English Ivy is a commonly used landscaping plant because of its beauty, fast growth and light maintenance requirements. The scientific name is Hedera helix. No natural pests can cause problems for the vine, which means the vine can become invasive if not controlled. English ivy has the ability to overrun all other plant life if left unchecked.
English Ivy is a member of the ginseng family. It is an evergreen climbing vine according to the Pennsylvania Department of Conservation and Natural Resources. Leaves are dark green and waxy; some vines have white stripes. According to the Nature Conservancy the most common type of English Ivy has a three-lobed, heart-shaped leaf. The vines have small, pale, green flowers, which bloom in autumn. Black fruit are produced in the spring. The vine itself is a woody, light gray and can reach 10 inches in diameter. The bark can be bumpy and gnarly.
English Ivy is native to Europe, western Asia and the north of Africa. According to the Pennsylvania Department of Conservation and Natural Resources, this vine is found in 26 states and the District of Columbia. In the U.S. this vine has invaded woodlands, hedgerows and upland areas. English Ivy grows well where some soil moisture is present but does not like extremely wet conditions.
Emigrants from Europe brought ivy to the U.S., according to the Nature Conservancy. It was developed as an ornamental landscaping plant throughout the U.S.
English Ivy reproduces by seed often dispersed by birds. New plants can also grow from cuttings when placed in soil. This is a fast-growing vine that produces dense vegetation, preventing sunlight from reaching any plantlife below it.
This ivy is not used by many wildlife species because of toxins, including glycosides, which can cause vomiting and diarrhea in animals and people. English Ivy can kill host trees by preventing sunlight from reaching the leaves, thereby starving the tree within a few years. English Ivy is known to overtake an area and grow beyond intended boundaries. The pathogen Xylella fastidiosa uses the ivy as a starting point to infect elms, oaks and maples with bacterial leaf scorch, according to the Department of Conservation.
English Ivy can be controlled by various methods. These include a combination of mechanical, chemical and physical methods. Hand-pulling is used to during winter months to remove most of the vine.

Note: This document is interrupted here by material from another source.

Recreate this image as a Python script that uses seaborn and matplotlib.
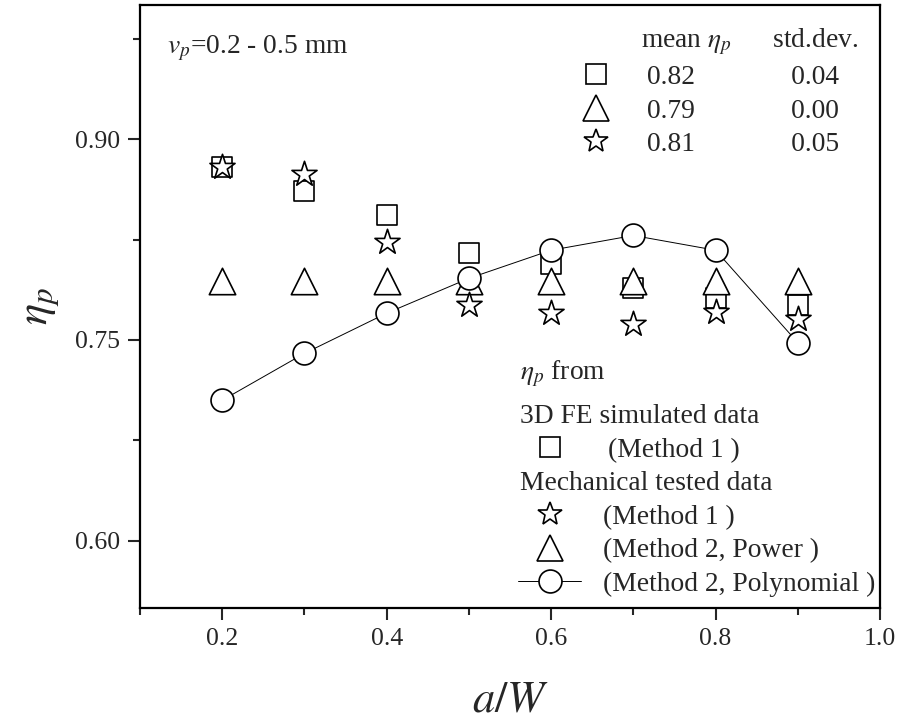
import seaborn as sns
import matplotlib.pyplot as plt
from matplotlib.lines import Line2D
from matplotlib.ticker import MultipleLocator, FormatStrFormatter

# DATA
a_w = [0.2, 0.3, 0.4, 0.5, 0.6, 0.7, 0.8, 0.9]
fe_method1 = [0.879, 0.861, 0.843, 0.815, 0.807, 0.789, 0.781, 0.776]
test_method1 = [0.879, 0.874, 0.823, 0.776, 0.770, 0.762, 0.771, 0.766]
test_power = [0.794, 0.794, 0.794, 0.794, 0.794, 0.794, 0.794, 0.794]
test_poly = [0.705, 0.740, 0.770, 0.796, 0.817, 0.828, 0.817, 0.748]

# summary table (square, triangle, star)
table_mean = ["0.82", "0.79", "0.81"]
table_std = ["0.04", "0.00", "0.05"]

# STYLE
sns.set_style("ticks")
plt.rcParams["font.family"] = ["Liberation Serif", "DejaVu Sans"]
plt.rcParams["mathtext.fontset"] = "stix"

DPI = 100
FS = 19.8
fig = plt.figure(figsize=(9.05, 7.22), dpi=DPI)
ax = fig.add_axes([0.1547, 0.158, 0.8177, 0.835])

# MARKERS
edge = dict(color="white", edgecolor="black", linewidth=1.2)
sns.scatterplot(x=a_w, y=fe_method1, marker="s", s=14.4 ** 2, ax=ax, zorder=3, **edge)
sns.scatterplot(x=a_w, y=test_power, marker="^", s=19 ** 2, ax=ax, zorder=4, **edge)
sns.scatterplot(x=a_w, y=test_method1, marker="*", s=19 ** 2, ax=ax, zorder=5, **edge)
sns.lineplot(x=a_w, y=test_poly, ax=ax, color="black", lw=0.7, marker="o",
             markersize=16.5, markerfacecolor="white", markeredgecolor="black",
             markeredgewidth=1.2, zorder=6)

# AXES
ax.set_xlim(0.1, 1.0)
ax.set_ylim(0.55, 1.0)
ax.xaxis.set_major_locator(MultipleLocator(0.2))
ax.xaxis.set_minor_locator(MultipleLocator(0.1))
ax.yaxis.set_major_locator(MultipleLocator(0.15))
ax.yaxis.set_minor_locator(MultipleLocator(0.075))
ax.xaxis.set_major_formatter(FormatStrFormatter("%.1f"))
ax.yaxis.set_major_formatter(FormatStrFormatter("%.2f"))
ax.tick_params(which="major", direction="out", length=8.5, width=1.5,
               labelsize=18.5, pad=6, top=False, right=False)
ax.tick_params(which="minor", direction="out", length=5, width=1.5,
               top=False, right=False)
for sp in ax.spines.values():
    sp.set_visible(True)
    sp.set_linewidth(1.6)
    sp.set_color("black")

ax.set_xlabel(r"$a/W$", fontsize=32, labelpad=22)
ax.set_ylabel(r"$\eta_p$", fontsize=32, labelpad=10)

ax.text(0.036, 0.92, r"$v_p$=0.2 - 0.5 mm", fontsize=FS, transform=ax.transAxes,
        va="baseline", ha="left")

# SUMMARY TABLE (top right)
blank = Line2D([], [], color="none")
sq = Line2D([], [], ls="none", marker="s", ms=14.4, mfc="white", mec="black", mew=1.2)
tri = Line2D([], [], ls="none", marker="^", ms=19, mfc="white", mec="black", mew=1.2)
star = Line2D([], [], ls="none", marker="*", ms=18, mfc="white", mec="black", mew=1.2)
circ = Line2D([], [], color="black", lw=0.7, marker="o", ms=16.5, mfc="white",
              mec="black", mew=1.2)

gap = " " * 14
top_labels = [r"mean $\eta_p$" + " " * 6 + "std.dev."] + \
             [m + gap + s for m, s in zip(table_mean, table_std)]
hl1, hp1 = 1.5, 1.12
leg1 = ax.legend([blank, sq, tri, star], top_labels, loc="upper left",
                 bbox_to_anchor=(0.588, 0.965), frameon=False, fontsize=FS,
                 handlelength=hl1, handletextpad=hp1, labelspacing=0.3,
                 borderpad=0, borderaxespad=0)
leg1.get_texts()[0].set_x(-6)
ax.add_artist(leg1)

# SOURCE LEGEND (bottom right)
bot_labels = [r"$\eta_p$ from", "3D FE simulated data", "(Method 1 )",
              "Mechanical tested data", "(Method 1 )", "(Method 2, Power )",
              "(Method 2, Polynomial )"]
hl, hp = 2.3, 0.8
leg2 = ax.legend([blank, blank, sq, blank, star, tri, circ], bot_labels,
                 loc="upper left", bbox_to_anchor=(0.511, 0.402), frameon=False,
                 fontsize=FS, handlelength=hl, handletextpad=hp, labelspacing=0.3,
                 borderpad=0, borderaxespad=0)
shift = (hl + hp) * FS * DPI / 72 - 2
for i in [0, 1, 3]:
    leg2.get_texts()[i].set_x(-shift)
leg2.get_texts()[0].set_y(7)
leg2.get_texts()[2].set_x(5)

fig.savefig("out.png", dpi=DPI)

Cutting vines at the central nodes can also control the growth. The Extension Service recommends placing the cuttings in large, heavy-duty garbage bags to avoid any chance of loose cuttings re-rooting. The Extension Service also recommends using clippers to cut away any vines clinging to trees by cutting at the base and pulling the vines off. A spray solution of five percent glyphosate with surfacant can be used to spot spray the ground. The Mississippi State University Extension states there are no biological controls widely used for control purposes; any chemical control will be slow in producing results.